Today I’m thrilled to announce that an essay I previewed a few months ago on this blog, “A Brief Essay Against All Murder, and the Death Penalty”, has been published by my friends over at The Blasted Tree. You can read the essay on their website here.
The essay itself was originally written in my journal, then posted to my blog, dating February 11th. By ‘the essay itself’, I mean the essay not including the postscript, which is now included in full in the publication by The Blasted Tree.
As the postscript itself indicates, I continue to hold that the essay itself is self-sufficient as an argument against the question set forth by its context, namely that expressed by its title.
The title of the essay provides the reader with an approximate thematic summation of the essay’s content. In doing so, the title also offers a sufficient, and possibly necessary condition, for the rendering of a context in which to situate the exact sense of the essay itself.
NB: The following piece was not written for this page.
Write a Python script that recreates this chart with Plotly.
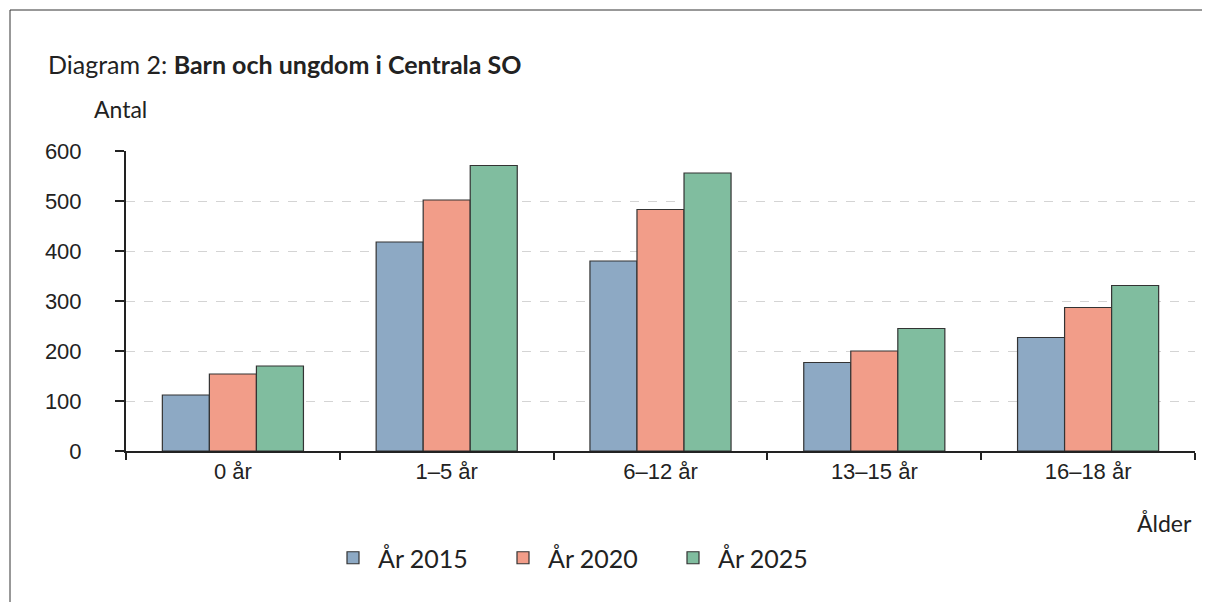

Along with the creation of this context, naturally I take it that the body of the essay itself is a simple sufficient condition for the comprehension of the content of the essay. That is simply to say that the essay is what it is, simply. Taken together, the title and body enjoin a further sufficient condition stating their conjunction as a simple condition of their own comprehension. All of this is to say that the postscript is entirely an afterthought, and a clarification. Strictly speaking, I take it that there is nothing said in this postscript that is not said as such in the essay itself, taken together with its title, which situates one’s reflections about the essay’s content. This postscript is only an extended reflection. Its eventual conclusion is none other than the unresolved question already set forth by the essay itself. It is exactly for the reason that this question is, necessarily, simply unresolved, that justice at the limits of its means of implementation – where it finds itself – finds itself without ground.
One would possibly be expected to give an argument as to what makes a title a sufficient condition for the rendering of a context for an essay, as well as what makes the body of an essay a sufficient condition for the resolution of its content. For the condition of the claim that each of these taken together enjoins an understanding of their conjunction, self-sufficiently entailing a comprehension of the work as a whole, seems to rest on these. Minimally, for either of the independent conditions stated of the title and body of the essay, one could say that each constitutes for itself a necessary condition for its own comprehension, which is for each their particular rendering of a context or content, respectively. This much could be said of any essay, as any piece of writing takes both its own body and title as at least a necessary part of a complete understanding of what it is said to be, or to be about. A title is an accessory, a maquillage, disclosing behind it a face and an inner working. We are not without such accoutrements, and neither are our writings, which are only our bodies of words.